OBJECTIVE:
Take the lines from the beginning of the material through the line containing "const seriesNames = ['Cartera" and retype them exactly, leaving the pictures out.

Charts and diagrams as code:
-------

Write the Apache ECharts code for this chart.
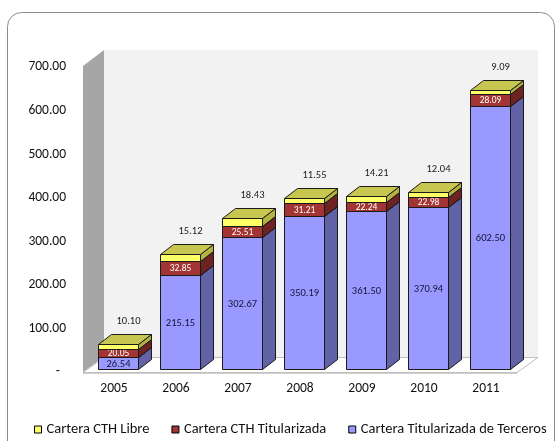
<!DOCTYPE html>
<html><head><meta charset="utf-8">
<script src="https://cdn.jsdelivr.net/npm/echarts@6/dist/echarts.min.js"></script>
<style>html,body{margin:0;padding:0;background:#fff}#c{width:557px;height:441px}</style>
</head><body><div id="c"></div>
<script>
// ---- data ----
const categories = ['2005','2006','2007','2008','2009','2010','2011'];
const terceros = [26.54, 215.15, 302.67, 350.19, 361.50, 370.94, 602.50];
const titularizada = [20.05, 32.85, 25.51, 31.21, 22.24, 22.98, 28.09];
const libre = [10.10, 15.12, 18.43, 11.55, 14.21, 12.04, 9.09];
const yTickLabels = ['-', '100.00', '200.00', '300.00', '400.00', '500.00', '600.00', '700.00'];
const seriesNames = ['Cartera CTH Libre', 'Cartera CTH Titularizada', 'Cartera Titularizada de Terceros'];

// ---- styles ----
const FONT = 'Carlito, Lato, sans-serif';
const EDGE = '#1a1a1a';
const BOX = { ox: 4, oy: -3, dx: 13, dy: -10, widthRatio: 0.66 };
const WALL = { dx: 21, dy: -16 };
const styles = {
  terceros: { front: '#9999FF', side: '#6262A6', top: '#7E7ED6', label: '#14143a', fontSize: 10.5, pos: 'inside' },
  titularizada: { front: '#A33434', side: '#6E2222', top: '#7E2828', label: '#ffffff', fontSize: 9.5, pos: 'inside' },
  libre: { front: '#FFFF66', side: '#B3B33E', top: '#C6C650', label: '#1a1a1a', fontSize: 10.5, pos: 'above' }
};

function stackData(values, below) {
  return values.map((v, i) => {
    const base = below ? below[i] : 0;
    return [i, base, base + v, v];
  });
}
const cum1 = terceros.slice();
const cum2 = terceros.map((v, i) => v + titularizada[i]);

function px(v) { return Math.round(v) + 0.5; }

function makeRender(st) {
  return function (params, api) {
    const i = api.value(0), b = api.value(1), t = api.value(2), v = api.value(3);
    const p0 = api.coord([i, b]), p1 = api.coord([i, t]);
    const w = api.size([1, 0])[0] * BOX.widthRatio;
    const xl = px(p0[0] - w / 2 + BOX.ox), xr = px(p0[0] + w / 2 + BOX.ox);
    const yb = px(p0[1] + BOX.oy), yt = px(p1[1] + BOX.oy);
    const dx = BOX.dx, dy = BOX.dy;
    const children = [
      { type: 'polygon', shape: { points: [[xr, yb], [xr + dx, yb + dy], [xr + dx, yt + dy], [xr, yt]] }, style: { fill: st.side, stroke: EDGE, lineWidth: 1 } },
      { type: 'polygon', shape: { points: [[xl, yt], [xr, yt], [xr + dx, yt + dy], [xl + dx, yt + dy]] }, style: { fill: st.top, stroke: EDGE, lineWidth: 1 } },
      { type: 'rect', shape: { x: xl, y: yt, width: xr - xl, height: yb - yt }, style: { fill: st.front, stroke: EDGE, lineWidth: 1 } }
    ];
    const txt = v.toFixed(2);
    if (st.pos === 'inside') {
      children.push({ type: 'text', x: (xl + xr) / 2, y: (yb + yt) / 2 + 0.5, style: { text: txt, fill: st.label, fontSize: st.fontSize, fontFamily: FONT, align: 'center', verticalAlign: 'middle' } });
    } else {
      children.push({ type: 'text', x: (xl + xr) / 2 + 10, y: yt - 23, style: { text: txt, fill: st.label, fontSize: st.fontSize, fontFamily: FONT, align: 'center', verticalAlign: 'middle' } });
    }
    return { type: 'group', children };
  };
}

function renderWalls(params, api) {
  const cs = params.coordSys;
  const x0 = cs.x, y0 = cs.y - 1, x1 = cs.x + cs.width, yB = cs.y + cs.height;
  const dx = WALL.dx, dy = WALL.dy;
  return {
    type: 'group', children: [
      { type: 'polygon', shape: { points: [[x0 + dx, y0 + dy], [x1 + dx, y0 + dy], [x1 + dx, yB + dy + 1], [x0 + dx, yB + dy + 1]] }, style: { fill: '#F2F2F2' } },
      { type: 'polygon', shape: { points: [[x0, y0], [x0 + dx, y0 + dy], [x0 + dx, yB + dy + 1], [x0, yB]] }, style: { fill: '#A6A6A6' } },
      { type: 'polygon', shape: { points: [[x0, yB + 0.5], [x1, yB + 0.5], [x1 + dx, yB + dy + 1.5], [x0 + dx, yB + dy + 1.5]] }, style: { fill: '#FFFFFF', stroke: '#BFBFBF', lineWidth: 1 } },
      { type: 'line', shape: { x1: x0, y1: yB + 1.5, x2: x1, y2: yB + 1.5 }, style: { stroke: '#D0D0D0', lineWidth: 1 } }
    ]
  };
}

const chart = echarts.init(document.getElementById('c'), null, { renderer: 'canvas' });
chart.setOption({
  backgroundColor: '#ffffff',
  animation: false,
  textStyle: { fontFamily: FONT },
  graphic: [
    { type: 'rect', shape: { x: 7.5, y: 12.5, width: 547, height: 460, r: 14 }, style: { fill: 'none', stroke: '#8c8c8c', lineWidth: 1 }, z: -10 }
  ],
  grid: { left: 83, right: 40, top: 67, bottom: 69, containLabel: false },
  xAxis: {
    type: 'category', data: categories,
    axisLine: { show: false }, axisTick: { show: false },
    axisLabel: { margin: 10, fontSize: 13.5, color: '#111', fontFamily: FONT }
  },
  yAxis: {
    type: 'value', min: 0, max: 700, interval: 100,
    axisLine: { show: false }, axisTick: { show: false }, splitLine: { show: false },
    axisLabel: {
      margin: 17, fontSize: 13.5, color: '#111', fontFamily: FONT,
      formatter: (val, idx) => idx === 0 ? '{d|' + yTickLabels[0] + '}' : yTickLabels[idx],
      rich: { d: { fontSize: 13.5, fontFamily: FONT, color: '#111', padding: [0, 6, 0, 0] } }
    }
  },
  legend: {
    data: seriesNames, left: 34, top: 422, padding: 0,
    icon: 'rect', itemWidth: 7, itemHeight: 7, itemGap: 22,
    itemStyle: { borderColor: '#000', borderWidth: 1 },
    textStyle: { fontSize: 14.5, color: '#111', fontFamily: FONT }
  },
  series: [
    { type: 'custom', name: '__walls', silent: true, data: [[0, 0]], renderItem: renderWalls, z: 1 },
    { type: 'custom', name: seriesNames[2], data: stackData(terceros, null), encode: { x: 0, y: [1, 2] }, renderItem: makeRender(styles.terceros), itemStyle: { color: styles.terceros.front }, z: 2 },
    { type: 'custom', name: seriesNames[1], data: stackData(titularizada, cum1), encode: { x: 0, y: [1, 2] }, renderItem: makeRender(styles.titularizada), itemStyle: { color: styles.titularizada.front }, z: 2 },
    { type: 'custom', name: seriesNames[0], data: stackData(libre, cum2), encode: { x: 0, y: [1, 2] }, renderItem: makeRender(styles.libre), itemStyle: { color: styles.libre.front }, z: 2 }
  ]
});
</script>
</body></html>
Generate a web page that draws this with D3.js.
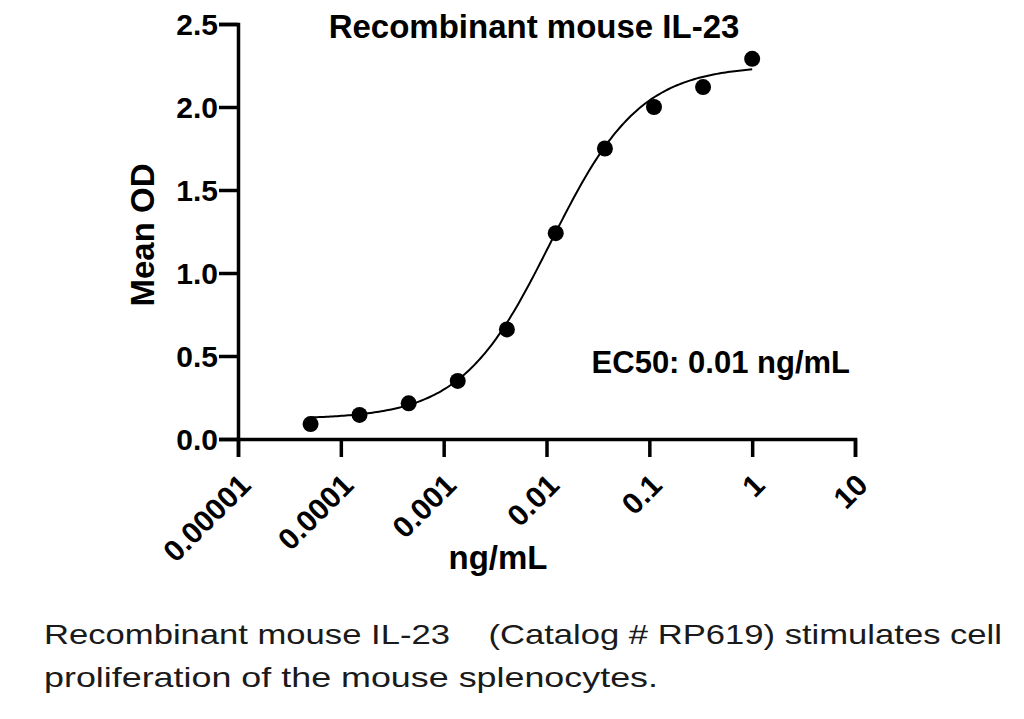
<!DOCTYPE html>
<html lang="en">
<head>
    <meta charset="utf-8">
    <title>Recombinant mouse IL-23</title>
    <script src="https://d3js.org/d3.v7.min.js" charset="utf-8"></script>
    <style type="text/css">
        body { margin: 0; background: white; }
        .tick text { font-family: "Liberation Sans", Arial, sans-serif; font-weight: bold; fill: black; }
        .lbl { font-family: "Liberation Sans", Arial, sans-serif; font-weight: bold; fill: black; }
        .caption { font-family: "Liberation Sans", Arial, sans-serif; fill: #1a1a1a; white-space: pre; }
    </style>
</head>
<body>
    <div id="main"></div>
    <script type="text/javascript">
            // data (3-fold dilutions from 1 ng/mL)
            var conc = [0.0000508, 0.000152, 0.000457, 0.00137, 0.00412, 0.0123, 0.037, 0.111, 0.333, 1];
            var meanOD = [0.09, 0.145, 0.215, 0.35, 0.66, 1.24, 1.75, 2.0, 2.12, 2.29];

            var xTicks = [0.00001, 0.0001, 0.001, 0.01, 0.1, 1, 10];
            var xTickLabels = ["0.00001", "0.0001", "0.001", "0.01", "0.1", "1", "10"];
            var yTicks = [0, 0.5, 1.0, 1.5, 2.0, 2.5];

            // 4PL fit shown in the chart
            var fitBottom = 0.12, fitTop = 2.25, fitEC50 = 0.011, fitHill = 1.0;
            var fitRange = [0.0000508, 1];

            var width = 1024;
            var height = 719;

            var svg = d3.select("div#main")
                        .append("svg")
                        .attr("width", width)
                        .attr("height", height)

            var x = d3.scaleLog().domain([0.00001, 10]).range([238, 855])
            var y = d3.scaleLinear().domain([0, 2.5]).range([439, 24])

            // x axis
            var gx = svg.append("g")
                .attr("transform", "translate(0," + y(0) + ")")
                .call(d3.axisBottom(x).tickValues(xTicks).tickSizeOuter(0).tickSize(18)
                    .tickFormat(function(d, i){ return xTickLabels[i] }))
            gx.select(".domain").attr("stroke-width", 3.5)
            gx.selectAll(".tick line").attr("stroke-width", 3.5)
            gx.selectAll(".tick text")
                .attr("font-size", 30)
                .attr("text-anchor", "end")
                .attr("dy", 0)
                .attr("y", 0)
                .attr("transform", "translate(14,48) rotate(-45)")

            // y axis
            var gy = svg.append("g")
                .attr("transform", "translate(" + x(0.00001) + ",0)")
                .call(d3.axisLeft(y).tickValues(yTicks).tickSizeOuter(0).tickSize(19)
                    .tickFormat(d3.format(".1f")))
            gy.select(".domain").attr("stroke-width", 3.5)
            gy.selectAll(".tick line").attr("stroke-width", 3.5)
            gy.selectAll(".tick text").attr("font-size", 30).attr("x", -20).attr("dy", "0.36em")

            // fitted curve
            var fit = function(c){ return fitBottom + (fitTop - fitBottom) / (1 + Math.pow(fitEC50 / c, fitHill)) }
            var curvePts = d3.range(0, 201).map(function(i){
                var lc = Math.log10(fitRange[0]) + i / 200 * (Math.log10(fitRange[1]) - Math.log10(fitRange[0]));
                var c = Math.pow(10, lc);
                return [c, fit(c)];
            })
            svg.append("path")
                .datum(curvePts)
                .attr("fill", "none")
                .attr("stroke", "black")
                .attr("stroke-width", 2)
                .attr("d", d3.line().x(function(d){ return x(d[0]) }).y(function(d){ return y(d[1]) }))

            // points
            svg.append("g").selectAll("circle")
                .data(conc)
                .enter()
                .append("circle")
                .attr("r", 8)
                .attr("cx", function(d){ return x(d) })
                .attr("cy", function(d, i){ return y(meanOD[i]) })
                .attr("fill", "black")

            // titles
            svg.append("text").attr("class", "lbl").attr("x", 534).attr("y", 38)
                .attr("text-anchor", "middle").attr("font-size", 33).text("Recombinant mouse IL-23")
            svg.append("text").attr("class", "lbl").attr("x", 498).attr("y", 569)
                .attr("text-anchor", "middle").attr("font-size", 33).text("ng/mL")
            svg.append("text").attr("class", "lbl")
                .attr("transform", "translate(154,235) rotate(-90)")
                .attr("text-anchor", "middle").attr("font-size", 33).text("Mean OD")
            svg.append("text").attr("class", "lbl").attr("x", 850).attr("y", 373)
                .attr("text-anchor", "end").attr("font-size", 31).text("EC50: 0.01 ng/mL")

            // caption
            svg.append("text").attr("class", "caption").attr("x", 44).attr("y", 644)
                .attr("font-size", 28).attr("textLength", 958).attr("lengthAdjust", "spacingAndGlyphs")
                .text("Recombinant mouse IL-23    (Catalog # RP619) stimulates cell")
            svg.append("text").attr("class", "caption").attr("x", 44).attr("y", 687)
                .attr("font-size", 28).attr("textLength", 614).attr("lengthAdjust", "spacingAndGlyphs")
                .text("proliferation of the mouse splenocytes.")
    </script>
</body>
</html>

-------

WRITTEN RESPONSE:
Write the Apache ECharts code for this chart.
<!DOCTYPE html>
<html><head><meta charset="utf-8">
<script src="https://cdn.jsdelivr.net/npm/echarts@6/dist/echarts.min.js"></script>
<style>html,body{margin:0;padding:0;background:#fff}#c{width:557px;height:441px}</style>
</head><body><div id="c"></div>
<script>
// ---- data ----
const categories = ['2005','2006','2007','2008','2009','2010','2011'];
const terceros = [26.54, 215.15, 302.67, 350.19, 361.50, 370.94, 602.50];
const titularizada = [20.05, 32.85, 25.51, 31.21, 22.24, 22.98, 28.09];
const libre = [10.10, 15.12, 18.43, 11.55, 14.21, 12.04, 9.09];
const yTickLabels = ['-', '100.00', '200.00', '300.00', '400.00', '500.00', '600.00', '700.00'];
const seriesNames = ['Cartera CTH Libre', 'Cartera CTH Titularizada', 'Cartera Titularizada de Terceros'];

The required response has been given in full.